Si le non triomphe, Alexis Tsipras reviendra plus fort devant le conseil européen. C'est la logique de l'endettement des pouvoirs publics qui sera alors remise en cause. La découverte que les états membres peuvent s'affranchir de leurs obligations budgétaires et bancaires si leurs citoyens en décident ainsi. Depuis très longtemps les finances des États occidentaux vivent à crédit ce qui a pu laisser croire que le vrai pouvoir est dans les mains des détenteurs de créances. N'en déplaise aux donneurs de leçon : dans une démocratie le peuple a toujours raison. En cas de victoire du non il faudra bien que les créanciers consentent  a étaler les remboursements et à abandonner une partie des créances. Ce sera une leçon sévère ( le terme de correction n'est pas trop faible) pour les élites politiques économiques et bancaires (elles se mélangent souvent), qui oublient qu'elles agissent par délégation : le pouvoir qu'on leur confie dans le cadre d'une démocratie représentative (pour les politiques) ou dans le cadre d'un dépôt (lorsque je confie mes économies à la banque) n'est pas un pouvoir absolu et illimité dans le temps. Si le peuple ne comprend plus les politiques mises en œuvre en son nom c'est au minimum qu'on a manqué de pédagogie. Dans le pire des cas c'est qu'on a oublié de servir l'intérêt de ceux qui vous ont confié leurs suffrages ou leurs économies. 

Bien sûr le scénario du non  n'est pas sans danger. Il créera un précédent, d'autres états membres (dans la réalité presque tous) sont endettés et pourront bénéficier de la jurisprudence Tsipras. La zone Euro va s'affaiblir, perdre de sa crédibilité, le scénario d'un nouveau séisme bancaire n'est pas à  écarter. L'économie européenne sera moins puissante, peut être, mais c'est surtout le système bancaire et  monétaire mondial qui va tanguer.   A dire vrai il y a de quoi avoir quelques sueurs froides. Dans un monde où le voisin russe est ombrageux et où de vastes territoires du continent africain et du moyen orient  basculent dans les mains de  fous de Dieu (on écrirait bien fous tout court) nous aurions bien besoin d'une Europe forte, solide, unie. Le politique ne doit pas faire avec le monde tel qu'on le rêve mais avec le monde tel qu'il est. 

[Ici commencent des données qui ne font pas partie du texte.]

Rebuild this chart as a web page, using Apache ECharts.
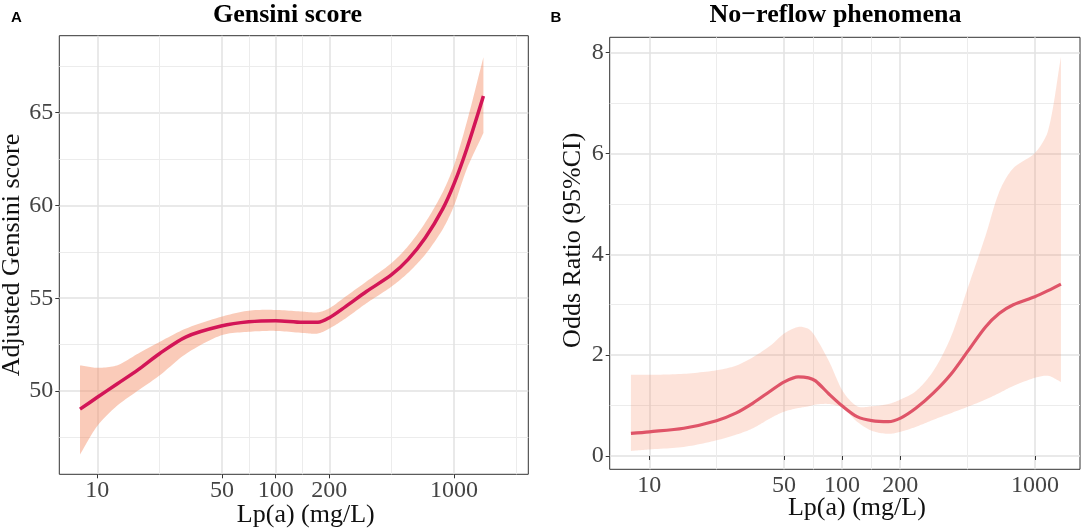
<!DOCTYPE html>
<html><head><meta charset="utf-8">
<script src="https://cdn.jsdelivr.net/npm/echarts@6/dist/echarts.min.js"></script>
<style>html,body{margin:0;padding:0;background:#fff}#c{width:1084px;height:529px}</style>
</head><body><div id="c"></div>
<script>
// ---- data ----
const xTickLabels = [10, 50, 100, 200, 1000];
const xBreaksAll = [10, 50, 100, 200, 1000, 5000];
const yTicksA = [50, 55, 60, 65];
const yMinorA = [47.5, 52.5, 57.5, 62.5, 67.5];
const yTicksB = [0, 2, 4, 6, 8];
const yMinorB = [1, 3, 5, 7];

const lpaA = [8.0, 10, 12.9, 16.9, 22.3, 31.5, 49.5, 70.6, 100, 141.6, 172.6, 200, 246.6, 322.8, 446.7, 551.6, 690.5, 863, 1000, 1180, 1462];
const gensiniFit = [49.02, 49.66, 50.38, 51.14, 52.01, 52.92, 53.5, 53.73, 53.79, 53.7, 53.7, 53.95, 54.55, 55.36, 56.27, 57.08, 58.26, 59.8, 61.16, 63.06, 65.9];
const gensiniUpper = [51.38, 51.25, 51.38, 52.01, 52.64, 53.37, 54.0, 54.33, 54.37, 54.28, 54.24, 54.46, 55.09, 55.9, 56.9, 57.8, 59.08, 60.7, 62.16, 64.5, 67.99];
const gensiniLower = [46.58, 48.12, 49.2, 50.02, 50.83, 52.01, 53.0, 53.19, 53.24, 53.13, 53.1, 53.37, 53.91, 54.73, 55.63, 56.36, 57.36, 58.71, 59.98, 61.97, 63.9];

const lpaB = [8.03, 10, 15.1, 22.3, 28.1, 34.5, 42.5, 50.1, 59.2, 67.0, 72.8, 86.0, 100.7, 119.6, 142.5, 173.8, 200.9, 242, 297.9, 366.7, 451, 554.6, 654.6, 772.6, 1000, 1170, 1365];
const orFit = [0.449, 0.48, 0.55, 0.70, 0.85, 1.05, 1.29, 1.47, 1.57, 1.55, 1.49, 1.22, 0.985, 0.78, 0.70, 0.68, 0.75, 0.95, 1.25, 1.62, 2.09, 2.56, 2.83, 3.0, 3.16, 3.28, 3.41];
const orUpper = [1.61, 1.61, 1.63, 1.70, 1.79, 1.96, 2.19, 2.43, 2.56, 2.52, 2.36, 1.86, 1.29, 0.985, 0.985, 1.03, 1.12, 1.29, 1.69, 2.36, 3.36, 4.37, 5.25, 5.71, 6.01, 6.45, 7.92];
const orLower = [0.10, 0.13, 0.18, 0.31, 0.42, 0.55, 0.75, 0.88, 0.95, 0.985, 1.02, 1.03, 0.95, 0.68, 0.50, 0.44, 0.48, 0.58, 0.72, 0.85, 0.98, 1.12, 1.25, 1.39, 1.55, 1.59, 1.47];

// ---- build ----
const SERIF = 'Liberation Serif';
const SMOOTH = 0.3;
const lg = v => Math.log10(v);
const majorX = xTickLabels.map(lg);
const logBreaks = xBreaksAll.map(lg);
const minorX = [];
for (let i = 0; i < logBreaks.length - 1; i++) minorX.push((logBreaks[i] + logBreaks[i + 1]) / 2);

const majorLine = {color: '#e2e2e2', width: 1.5};
const minorLine = {color: '#ececec', width: 1};

function xAxes(grid, min, max, gap) {
  return [{
    type: 'value', gridIndex: grid, min: min, max: max, position: 'bottom',
    axisLine: {show: false},
    axisTick: {show: true, length: 4, lineStyle: {color: '#333', width: 1}, customValues: majorX},
    axisLabel: {customValues: majorX, formatter: v => String(Math.round(Math.pow(10, v))),
      fontFamily: SERIF, fontSize: 24, color: '#444', margin: 4},
    splitLine: {show: true, lineStyle: majorLine},
    name: 'Lp(a) (mg/L)', nameLocation: 'middle', nameGap: gap, nameMoveOverlap: false,
    nameTextStyle: {fontFamily: SERIF, fontSize: 26, color: '#111', padding: [0, 0, 0, 24]}
  }, {
    type: 'value', gridIndex: grid, min: min, max: max, position: 'top',
    axisLine: {show: false}, axisTick: {show: false, customValues: minorX},
    axisLabel: {show: false}, splitLine: {show: true, lineStyle: minorLine}
  }];
}
function yAxes(grid, min, max, ticks, minor, name, gap, pad) {
  return [{
    type: 'value', gridIndex: grid, min: min, max: max, position: 'left',
    axisLine: {show: false},
    axisTick: {show: true, length: 4, lineStyle: {color: '#333', width: 1}, customValues: ticks},
    axisLabel: {customValues: ticks, fontFamily: SERIF, fontSize: 24, color: '#444', margin: 6},
    splitLine: {show: true, lineStyle: majorLine},
    name: name, nameLocation: 'middle', nameGap: gap,
    nameTextStyle: {fontFamily: SERIF, fontSize: 26, color: '#111', padding: [0, 0, 0, pad]}
  }, {
    type: 'value', gridIndex: grid, min: min, max: max, position: 'right',
    axisLine: {show: false}, axisTick: {show: false, customValues: minor},
    axisLabel: {show: false}, splitLine: {show: true, lineStyle: minorLine}
  }];
}

// smooth a pixel polyline the same way a smoothed line series does, sampled for a polygon outline
function smoothSample(pts, smooth) {
  const n = pts.length, cps = [];
  for (let i = 0; i < n; i++) {
    const p = pts[i], prev = pts[i - 1] || p, next = pts[i + 1] || p;
    const vx = next[0] - prev[0], vy = next[1] - prev[1];
    const l0 = Math.hypot(p[0] - prev[0], p[1] - prev[1]);
    const l1 = Math.hypot(next[0] - p[0], next[1] - p[1]);
    const r = (l0 + l1) > 0 ? l1 / (l0 + l1) : 0.5;
    cps.push([[p[0] - vx * smooth * (1 - r), p[1] - vy * smooth * (1 - r)],
              [p[0] + vx * smooth * r, p[1] + vy * smooth * r]]);
  }
  const out = [pts[0]];
  for (let i = 0; i < n - 1; i++) {
    const p0 = pts[i], c1 = cps[i][1], c2 = cps[i + 1][0], p1 = pts[i + 1];
    for (let k = 1; k <= 12; k++) {
      const t = k / 12, u = 1 - t;
      out.push([
        u * u * u * p0[0] + 3 * u * u * t * c1[0] + 3 * u * t * t * c2[0] + t * t * t * p1[0],
        u * u * u * p0[1] + 3 * u * u * t * c1[1] + 3 * u * t * t * c2[1] + t * t * t * p1[1]
      ]);
    }
  }
  return out;
}

function bandSeries(xi, yi, xs, lower, upper, color) {
  return {
    type: 'custom', xAxisIndex: xi, yAxisIndex: yi, silent: true, clip: true, z: 1,
    data: [0],
    renderItem: function (params, api) {
      const up = xs.map((x, i) => api.coord([lg(x), upper[i]]));
      const lo = xs.map((x, i) => api.coord([lg(x), lower[i]])).reverse();
      const pts = smoothSample(up, SMOOTH).concat(smoothSample(lo, SMOOTH));
      return {type: 'polygon', shape: {points: pts}, style: {fill: color, stroke: null}};
    }
  };
}

const option = {
  animation: false,
  backgroundColor: '#fff',
  title: [
    {text: 'Gensini score', left: 287.5, top: 2, textAlign: 'center', padding: 0,
     textStyle: {fontFamily: SERIF, fontSize: 26, fontWeight: 'bold', color: '#000'}},
    {text: 'No\u2212reflow phenomena', left: 835.5, top: 2, textAlign: 'center', padding: 0,
     textStyle: {fontFamily: SERIF, fontSize: 26, fontWeight: 'bold', color: '#000'}},
    {text: 'A', left: 11, top: 10, padding: 0, textStyle: {fontFamily: 'Liberation Sans', fontSize: 15, fontWeight: 'bold', color: '#000'}},
    {text: 'B', left: 550.5, top: 10, padding: 0, textStyle: {fontFamily: 'Liberation Sans', fontSize: 15, fontWeight: 'bold', color: '#000'}}
  ],
  grid: [
    {left: 59.3, top: 35.7, width: 469, height: 438.6, outerBoundsMode: 'none', containLabel: false,
     show: true, borderColor: '#333', borderWidth: 1, backgroundColor: 'transparent'},
    {left: 609.7, top: 37.3, width: 470.3, height: 432, outerBoundsMode: 'none', containLabel: false,
     show: true, borderColor: '#333', borderWidth: 1, backgroundColor: 'transparent'}
  ],
  xAxis: [].concat(xAxes(0, 0.787, 3.4166, 27.5), xAxes(1, 0.7946, 3.234, 26)),
  yAxis: [].concat(
    yAxes(0, 45.51, 69.15, yTicksA, yMinorA, 'Adjusted Gensini score', 33, 0),
    yAxes(1, -0.264, 8.305, yTicksB, yMinorB, 'Odds Ratio (95%CI)', 24, 26)
  ),
  series: [
    bandSeries(0, 0, lpaA, gensiniLower, gensiniUpper, 'rgba(245,140,100,0.45)'),
    {
      type: 'line', xAxisIndex: 0, yAxisIndex: 0, symbol: 'none', smooth: SMOOTH, z: 3,
      lineStyle: {color: '#d31557', width: 3.5},
      data: lpaA.map((x, i) => [lg(x), gensiniFit[i]])
    },
    bandSeries(2, 2, lpaB, orLower, orUpper, 'rgba(245,140,100,0.24)'),
    {
      type: 'line', xAxisIndex: 2, yAxisIndex: 2, symbol: 'none', smooth: SMOOTH, z: 3,
      lineStyle: {color: '#df5468', width: 3.2},
      data: lpaB.map((x, i) => [lg(x), orFit[i]])
    }
  ]
};
const chart = echarts.init(document.getElementById('c'), null, {renderer: 'canvas'});
chart.setOption(option);
</script></body></html>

Depuis les années 1980 ce politique ne cesse de se soumettre aux demandes de l'économie. L'effondrement des grandes idéologies laisse la place à une interconnexion toujours plus grande. Faut-il continuer dans cette voie, parce que le marché assure la création de richesses, concourt à la liberté et que c'est bien le moteur de développement  le plus puissant ? Faut-il marquer un coup d'arrêt, que les peuples et leurs gouvernements reprennent le dessus et imposent régulation et contrôle ? Symbolisons le débat :  c'est Aristote l'armateur richissime (décédé en 1975, dont la fortune fut estimée à un milliard de dollars) contre Aristote le philosophe (qui dans l'Ethique à Nicomaque évoque la justice redistributive). On est pas loin du choix de civilisation. Il est assez savoureux que ce soit au peuple grec qu'il appartienne de trancher.